Christopher Uhl shares his sadness about children’s well-being that is destroyed by schooling. To assure our children the future they deserve, he says that Schools need to focus on the new 3 R’s – Relationship with self, with others and with Earth.
Lately, I have become aware of a sadness deep inside me. This sadness is about how contemporary schooling, despite its good intentions, robs us and our children of our self esteem, creativity, curiosity, spontaneity, lightness-of-being, confidence and more.
Winston Churchill was on to this when he said: Schools have not necessarily much to do with education… they are mainly institutions of control where certain basic habits must be inculcated in the young. Education is quite different and has little place in school.
In a related vein Margaret Mead quipped: My grandmother wanted me to get a good education, so she kept me as far away from schools as possible.
Add to this Bertrand Russell’s indictment: “We are faced with the paradoxical fact that [formal] education has become one of the chief obstacles to intelligence and freedom of thought.”
These pronouncements shouldn’t really shock us. Indeed, I have observed that most adults—when invited to reflect on all the years they spent stuck in classrooms—readily acknowledge the many ways they were crippled, rather than enabled, by their schooling. That so many of us have little inclination to conduct this kind of inquiry into our schooling history is perhaps a measure of the power of schooling itself, to expunge curiosity, critical thinking and self respect.
My lamentations have led me to conclude that schooling, as it’s currently enacted, is anti-life in so far as it often undermines, rather than nourishes, people’s relationship with themselves, each other and the world at large. The result is “relational illiteracy” on a grand scale.
Think about it: If schools were successful in assisting young people in cultivating healthy relationships with themselves, each other, and the world—i.e., successful in cultivating relational intelligence—then, as “educated” adults, we would be at peace with ourselves (free of addictions and self rejection); we’d be at peace with each other (free of blame, anger, violence, war); and we’d be at peace with the natural world (free of biological destruction, toxicity, extinction).

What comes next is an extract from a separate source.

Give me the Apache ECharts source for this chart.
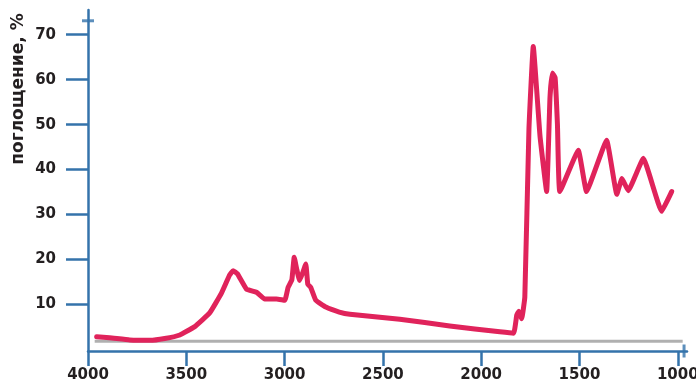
<!DOCTYPE html>
<html>
<head>
<meta charset="utf-8">
<script src="https://cdn.jsdelivr.net/npm/echarts@6/dist/echarts.min.js"></script>
<style>
html,body{margin:0;padding:0;background:#fff;}
#chart{width:696px;height:385px;}
</style>
</head>
<body>
<div id="chart"></div>
<script>
// Wavenumber (cm^-1) and absorption (%)
var wavenumbers = [3956, 3890, 3788, 3686, 3610, 3533, 3459, 3381, 3321, 3280, 3262, 3240, 3194, 3143, 3101, 3041, 2999, 2982, 2963, 2951, 2939, 2924, 2908, 2892, 2882, 2867, 2841, 2790, 2722, 2668, 2414, 2160, 1905, 1835, 1819, 1808, 1794, 1778, 1757, 1735, 1701, 1667, 1650, 1638, 1624, 1612, 1600, 1506, 1464, 1362, 1310, 1284, 1252, 1175, 1082, 1031];
var absorption  = [2.8, 2.6, 2.1, 2.0, 2.4, 3.2, 5.0, 8.1, 12.5, 16.5, 17.5, 16.8, 13.4, 12.7, 11.2, 11.2, 10.9, 13.8, 15.5, 20.5, 18.0, 15.3, 17.0, 19.0, 14.5, 13.8, 10.9, 9.4, 8.3, 7.8, 6.7, 5.2, 3.9, 3.6, 7.6, 8.5, 6.8, 11.6, 49, 67.4, 47.6, 35.1, 56, 61.5, 60.5, 50, 35.1, 44.3, 35.1, 46.5, 34.5, 38, 35.3, 42.5, 30.7, 35.1];
var xTickLabels = [4000, 3500, 3000, 2500, 2000, 1500, 1000];
var yTickLabels = [10, 20, 30, 40, 50, 60, 70];
var baselineX = [3966, 975];
var baselineY = 1.8;
var yAxisTitle = 'поглощение, %';

var axisBlue = '#3473ab';
var textColor = '#231f20';
var font = '"DejaVu Sans", sans-serif';

var lineData = wavenumbers.map(function (w, i) { return [w, absorption[i]]; });
var baseData = baselineX.map(function (w) { return [w, baselineY]; });

var chart = echarts.init(document.getElementById('chart'), null, {renderer: 'canvas'});
chart.setOption({
  animation: false,
  backgroundColor: '#ffffff',
  grid: {left: 88, right: 9, top: 10, bottom: 34, containLabel: false, outerBoundsMode: 'none'},
  xAxis: {
    type: 'value', inverse: true, min: 953, max: 4000,
    axisLine: {show: true, onZero: false, lineStyle: {color: axisBlue, width: 2.5}},
    axisTick: {show: true, length: 15, customValues: xTickLabels, lineStyle: {color: axisBlue, width: 2.5}},
    axisLabel: {customValues: xTickLabels, margin: 17, color: textColor, fontFamily: font, fontWeight: 'bold', fontSize: 15,
      formatter: function (v) { return String(v); }},
    splitLine: {show: false}
  },
  yAxis: {
    type: 'value', min: -0.37, max: 75.5,
    axisLine: {show: true, onZero: false, lineStyle: {color: axisBlue, width: 2.5}},
    axisTick: {show: true, length: 22, customValues: yTickLabels, lineStyle: {color: axisBlue, width: 2.5}},
    axisLabel: {customValues: yTickLabels, margin: 32, color: textColor, fontFamily: font, fontWeight: 'bold', fontSize: 15,
      formatter: function (v) { return String(v); }},
    splitLine: {show: false}
  },
  graphic: [{
    type: 'text', x: 19, y: 89, rotation: Math.PI / 2,
    style: {text: yAxisTitle, fill: textColor, font: 'bold 17px "DejaVu Sans", sans-serif', align: 'center', verticalAlign: 'middle'}
  }],
  series: [
    {type: 'line', data: baseData, symbol: 'none', silent: true,
     lineStyle: {color: '#b0b0b0', width: 3}, z: 1},
    {type: 'line', data: lineData, symbol: 'none', smooth: 0.1, silent: true,
     lineStyle: {color: '#e0235b', width: 5, join: 'round', cap: 'round'}, z: 2},
    {type: 'scatter', data: [[4000, 73.1]], symbol: 'rect', symbolSize: [12, 3],
     itemStyle: {color: axisBlue}, silent: true, z: 3},
    {type: 'scatter', data: [[968, -0.37]], symbol: 'rect', symbolSize: [3, 13],
     itemStyle: {color: axisBlue}, silent: true, z: 3}
  ]
});
</script>
</body>
</html>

But we are anything but a people at peace. Our lives are full of self deprecation, depression, drug abuse, recrimination, law suits, environmental disruption, violence and more. Clearly something is amiss in our relating—i.e., our relational intelligence is deeply flawed.
One way out of this conundrum is to put RELATIONSHIP at the center of schooling. After all, the core ingredient of a successful life is success in life’s myriad relationships. Getting our relationships “right”—becoming relationship masters—is what a well-lived life is all about. It’s what growing up is all about, and it is what education, at its heart, should be all about.
Here’s the punch line: Instead of prioritizing the traditional “3 R’s”—reading riting and rithmitic—we would be wiser, stronger and safer as a nation if we cultivated excellence in an even more basic trio or “R’s”—namely: Relationship with Self, Relationship with Others, and Relationship with Earth. These are the “R’s” that offer our young people a path to genuine success and fulfilment in life. Absent these “Relationship-R’s,” no amount of inventiveness, wealth accumulation, or technological wizardry will address the myriad social, environmental and political challenges now confronting humankind.